I'm not sure what you are trying to say by stating it's "just marketing". 10nm and 7nm are hard physical measurements. You can't fudge your numbers to say 7 is equal 10. That's not how it works.
Unfortunately, and to our confusion, this is not the case.
The biggest cool factor in server chips is the nanometer. AMD beating Intel to a CPU built on a 7nm process node* – with 5nm and 3nm on the way […]
www.hpcwire.com
https://en.wikipedia.org/wiki/7_nm_process (check out the comparison tables)
And reality shows that linear scaling is not how it works. There is no assumption with regards to scaling. Twice the core count just doesn't equate to twice the performance. That only happens in an ideal model, and real world is not ideal.
The problem is not parallelism, but that there is no way to estimate the "weight" of a workload, so a linear distribution system just doesn't work. For instance, for a GPU, you can definitely segment rendering workload into sections of a frame and have them all execute in parallel, but certain sections will definitely render faster than others (say, if you're just rendering a background in one section versus in another section where you have to render models + shaders + background). So performance is more dependent on how efficient your scheduler is versus how many processing units you have. And you can't make a scheduler parallel.
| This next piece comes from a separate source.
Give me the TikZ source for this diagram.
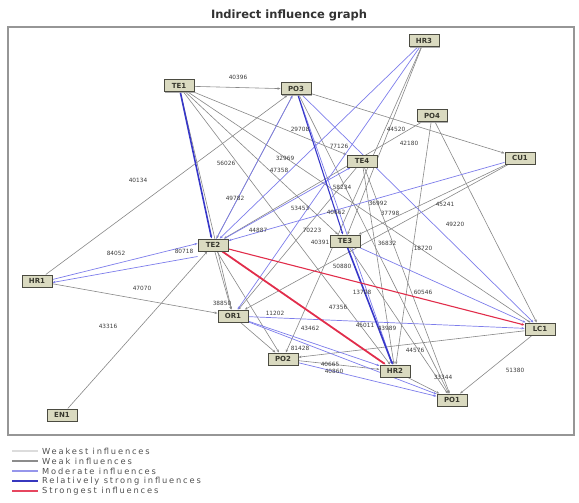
\documentclass[tikz,border=0pt]{standalone}
\usepackage{fontspec}
\setmainfont{DejaVu Sans}
\newfontfamily\legfont[LetterSpace=22]{DejaVu Sans}
\usetikzlibrary{shadows,arrows.meta}
\pgfdeclarelayer{bg}
\pgfsetlayers{bg,main}
\definecolor{nodeborder}{RGB}{75,75,65}
\definecolor{nodefill}{RGB}{218,218,192}
\definecolor{nodetext}{RGB}{55,55,45}
\definecolor{lbltext}{RGB}{60,60,60}
\definecolor{titletext}{RGB}{50,50,50}
\definecolor{framec}{RGB}{150,150,150}
\definecolor{weakc}{RGB}{135,135,135}
\definecolor{moderc}{RGB}{125,125,235}
\definecolor{rstrongc}{RGB}{55,55,200}
\definecolor{strongestc}{RGB}{225,45,75}
\definecolor{legweakest}{RGB}{220,220,220}
\definecolor{legweak}{RGB}{140,140,140}
\definecolor{legmoder}{RGB}{150,150,235}
\definecolor{legrstrong}{RGB}{55,55,190}
\definecolor{legstrongest}{RGB}{230,70,95}
\definecolor{legtextc}{RGB}{80,80,80}
\begin{document}
\begin{tikzpicture}[x=1pt,y=-1pt,
 vnode/.style={draw=nodeborder, line width=1pt, fill=nodefill,
   font=\bfseries\fontsize{7}{7}\selectfont, text=nodetext,
   minimum width=30pt, minimum height=12pt, inner sep=1pt,
   drop shadow={shadow xshift=1.3pt, shadow yshift=-1.3pt, fill=gray!80, opacity=0.8}},
 lbl/.style={font=\fontsize{5.8}{6}\selectfont, text=lbltext, inner sep=0.5pt},
 tip/.style={-{Stealth[length=3pt,width=2.4pt]}},
 weak/.style={tip, draw=weakc, line width=0.6pt},
 moder/.style={tip, draw=moderc, line width=0.7pt},
 rstrong/.style={tip, draw=rstrongc, line width=1.6pt},
 strongest/.style={tip, draw=strongestc, line width=1.1pt},
 legline/.style={line width=1.2pt},
 legtext/.style={anchor=west, font=\legfont\fontsize{8.3}{8.5}\selectfont, text=legtextc, inner sep=0pt},
]
\useasboundingbox (0,0) rectangle (579,503);

% title and frame
\node[font=\bfseries\fontsize{11.5}{12}\selectfont, text=titletext] (title) at (289,15) {Indirect influence graph};
\draw[draw=framec, line width=1.3pt] (8,27) rectangle (574,435);

% variables
\node[vnode] (TE1) at (179,86) {TE1};
\node[vnode] (PO3) at (296,89) {PO3};
\node[vnode] (HR3) at (424,41) {HR3};
\node[vnode] (PO4) at (432,116) {PO4};
\node[vnode] (CU1) at (520,158) {CU1};
\node[vnode] (TE4) at (362,161) {TE4};
\node[vnode] (TE3) at (345,241) {TE3};
\node[vnode] (TE2) at (213,245) {TE2};
\node[vnode] (HR1) at (37,281) {HR1};
\node[vnode] (OR1) at (233,316) {OR1};
\node[vnode] (PO2) at (283,359) {PO2};
\node[vnode] (EN1) at (62,415) {EN1};
\node[vnode] (LC1) at (540,329) {LC1};
\node[vnode] (HR2) at (395,371) {HR2};
\node[vnode] (PO1) at (452,400) {PO1};

\begin{pgfonlayer}{bg}
% weak influences
\draw[weak] (TE1) -- (PO3);
\draw[weak] (TE1) -- (TE3);
\draw[weak] (TE1) -- (HR2);
\draw[weak] (TE1) -- (LC1);
\draw[weak] (TE1) -- (TE4);
\draw[weak] (PO3) -- (TE2);
\draw[weak] (HR1) -- (PO3);
\draw[weak] (PO3) -- (CU1);
\draw[weak] (PO3) -- (PO1);
\draw[weak] (HR1) -- (OR1);
\draw[weak] (EN1) -- (TE2);
\draw[weak] (HR3) -- (TE3);
\draw[weak] (HR3) -- (PO2);
\draw[weak] (PO4) -- (HR2);
\draw[weak] (PO4) -- (LC1);
\draw[weak] (PO4) -- (TE2);
\draw[weak] (CU1) -- (OR1);
\draw[weak] (CU1) -- (TE3);
\draw[weak] (LC1) -- (PO1);
\draw[weak] (LC1) -- (PO2);
\draw[weak] (TE4) -- (PO1);
\draw[weak] (TE4) -- (HR2);
\draw[weak] (TE4) -- (OR1);
\draw[weak] (TE2) -- (OR1);
\draw[weak] (TE2) -- (PO2);
\draw[weak] (OR1) -- (PO2);
\draw[weak] (PO2) -- (HR2);
\draw[weak] (HR2) -- (PO1);
\draw[weak] (TE3) -- (PO1);
\draw[weak] (TE1) -- (OR1);
% moderate influences
\draw[moder] ([yshift=1.5pt]HR1.east) -- ([yshift=1.5pt]TE2.west);
\draw[moder] ([yshift=-5pt]TE2.south west) -- ([yshift=-1.5pt]HR1.east);
\draw[moder] (CU1) -- (TE2);
\draw[moder] (HR3) -- (TE2);
\draw[moder] (HR3) -- (OR1);
\draw[moder] (PO3) -- (LC1);
\draw[moder] (PO3) -- (HR2);
\draw[moder] (OR1) -- (LC1);
\draw[moder] (OR1) -- (HR2);
\draw[moder] (TE2) -- (TE4);
\draw[moder] (OR1) -- (PO1);
\draw[moder] (TE3) -- (LC1);
\draw[moder] (TE2) -- (PO3);
\draw[moder] (PO2) -- (PO1);
% relatively strong influences
\draw[rstrong] (TE1) -- (TE2);
\draw[rstrong] (TE3) -- (HR2);
\draw[rstrong, line width=1.1pt] (PO3) -- (TE3);
% strongest influences
\draw[strongest] (TE2) -- (LC1);
\draw[strongest, line width=1.8pt] (TE2) -- (HR2);
\end{pgfonlayer}

% influence values
\node[lbl] (l1) at (238,77) {40396};
\node[lbl] (l2) at (138,180) {40134};
\node[lbl] (l3) at (226,163) {56026};
\node[lbl] (l4) at (235,198) {49782};
\node[lbl] (l5) at (300,129) {29708};
\node[lbl] (l6) at (285,158) {32969};
\node[lbl] (l7) at (279,170) {47358};
\node[lbl] (l8) at (339,146) {77126};
\node[lbl] (l9) at (396,129) {44520};
\node[lbl] (l10) at (409,143) {42180};
\node[lbl] (l11) at (258,230) {44887};
\node[lbl] (l12) at (300,208) {53453};
\node[lbl] (l13) at (342,187) {58234};
\node[lbl] (l14) at (378,203) {36992};
\node[lbl] (l15) at (390,213) {37798};
\node[lbl] (l16) at (445,204) {45241};
\node[lbl] (l17) at (455,224) {49220};
\node[lbl] (l18) at (336,212) {40662};
\node[lbl] (l19) at (312,230) {70223};
\node[lbl] (l20) at (320,242) {40391};
\node[lbl] (l21) at (387,243) {36832};
\node[lbl] (l22) at (423,248) {18720};
\node[lbl] (l23) at (342,266) {50880};
\node[lbl] (l24) at (362,292) {13708};
\node[lbl] (l25) at (423,292) {60546};
\node[lbl] (l26) at (338,307) {47356};
\node[lbl] (l27) at (365,325) {45011};
\node[lbl] (l28) at (387,328) {43989};
\node[lbl] (l29) at (310,328) {43462};
\node[lbl] (l30) at (415,350) {44576};
\node[lbl] (l31) at (515,370) {51380};
\node[lbl] (l32) at (443,377) {33344};
\node[lbl] (l33) at (300,348) {81428};
\node[lbl] (l34) at (330,364) {40665};
\node[lbl] (l35) at (334,371) {40860};
\node[lbl] (l36) at (222,303) {38850};
\node[lbl] (l37) at (275,313) {11202};
\node[lbl] (l38) at (116,253) {84052};
\node[lbl] (l39) at (184,251) {80718};
\node[lbl] (l40) at (142,288) {47070};
\node[lbl] (l41) at (108,326) {43316};

% legend
\draw[legline, draw=legweakest] (12,451) -- (38,451);
\draw[legline, draw=legweak] (12,461) -- (38,461);
\draw[legline, draw=legmoder] (12,471) -- (38,471);
\draw[legline, draw=legrstrong] (12,481) -- (38,481);
\draw[legline, draw=legstrongest] (12,491) -- (38,491);
\node[legtext] (g1) at (42,451) {Weakest influences};
\node[legtext] (g2) at (42,461) {Weak influences};
\node[legtext] (g3) at (42,471) {Moderate influences};
\node[legtext] (g4) at (42,481) {Relatively strong influences};
\node[legtext] (g5) at (42,491) {Strongest influences};
\end{tikzpicture}
\end{document}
Most of the time we are talking about distribution workload of X items over N parallel processors. If we assume that the items are drawn from the same distribution, and there are no further bottlenecks, then by doubling the number of processors (while keeping the processors exactly the same) you can reasonably expect amortized halving of execution time. The work scheduler on GPUs is a batch system, similar in spirit to what you find on HPC clusters. For compute workloads on GPUs, where you explicitly state "I want this routine to run over an array of these 10000 items" — something like Apple A12Z (8 cores) will then have to run ~1250 items per core while a 2080 GTX (46 cores) will only need to do 220 items per core. For graphical work, these items could be triangles and/or screen-space tiles (in case of Apple TBDR GPUs). E.g. a 4 core Apple GPU can shade 4 tiles in parallel wheel an 8 core Apple GPU can work on 8 tiles in parallel etc. If you want to know more details about how work is scheduled on a modern Nvidia GPU, this document is
gold.
Of course, as you rightfully point out, real world is much more complicated. You have latencies, shared limited resources (memory bandwidth, caches etc.), inter-core synchronization (in rare cases), setup overheads etc. But I think that linear scaling is a reasonable approximation if we can assume that the work is indeed compute-limited (and not say, memory or setup limited) — which is often the case with relatively low-powered GPUs. Again, when you look at benchmarks of iPhone vs iPad GPUs, you will observe scaling very close to linear. Studying scaling effects on other GPUs is more complicated since there are a lot of factors that change (bus width, memory bandwidth, clocks etc.), but still, something like a
GTX 1660 Ti (24 cores) is approximately 50-60% faster than a
GTX 1650 (16 cores), which is fairly close to linear scaling when you consider other differences. Beyond those performance levels, I agree with you you start noticing diminished effects as setup overhead becomes more pronounced.
There's a reason why RTX 3080 with twice the core count can only achieve at most a 80% performance boost over 2080.
Well, one of the reasons is simply that RTX 2080 does not have twice the core count. This is again Nvidia's marketing department talking. A RTX 2080 has the same number of cores as the RTX 2080, it's just that one of it's ALUs gained additional capabilities. More specifically, an execution unit in Turing contains a floating-point and an integer ALU. In Ampere, Nvidia has updated the integer unit to be capable of executing floating-point operations. So where Turing could do 16-wide float+int per clock per execution unit, Ampere can potentially do float+float or float+int. Since Nvidia counts "shader cores" as theoretical peak of FP32 MADD throughput, they can claim 100% incense in this metric over Turing. This is similar if Intel were to claim the Ice Lake doubles the amount of cores compared to Coffee Lake (because you know, AVX-512). Of course, we don't take this kind of crap from CPU makers, but we happily chew down the claims of GPU marketing divisions.
Put differently, Ampere increases instruction level parallelism (more work potentially done per core), but I was talking about thread level parallelism (increasing the number of cores that can execute threads).
Apple's Metal API is nowhere near the maturity needed for efficiency and performance as Vulkan or OpenGL, for instance. The most one can say about Metal is... well, it gives Apple more control, and it requires less effort from developers, but that's about it.
Could you elaborate more how you arrive at this conclusion? Metal is a fairly simple API and it brings all (or at least most) tools one needs. What else do you need to efficiency and performance?
I am also surprised that you mention OpenGL and "efficiency" in the same sentence. OpenGL is just a confusing mess of obsolete abstractions at this point. Yes, you can make reasonably performant OpenGL code by leveraging extensions and whatnot, but at this point you are way better off just using Vulkan or DX12.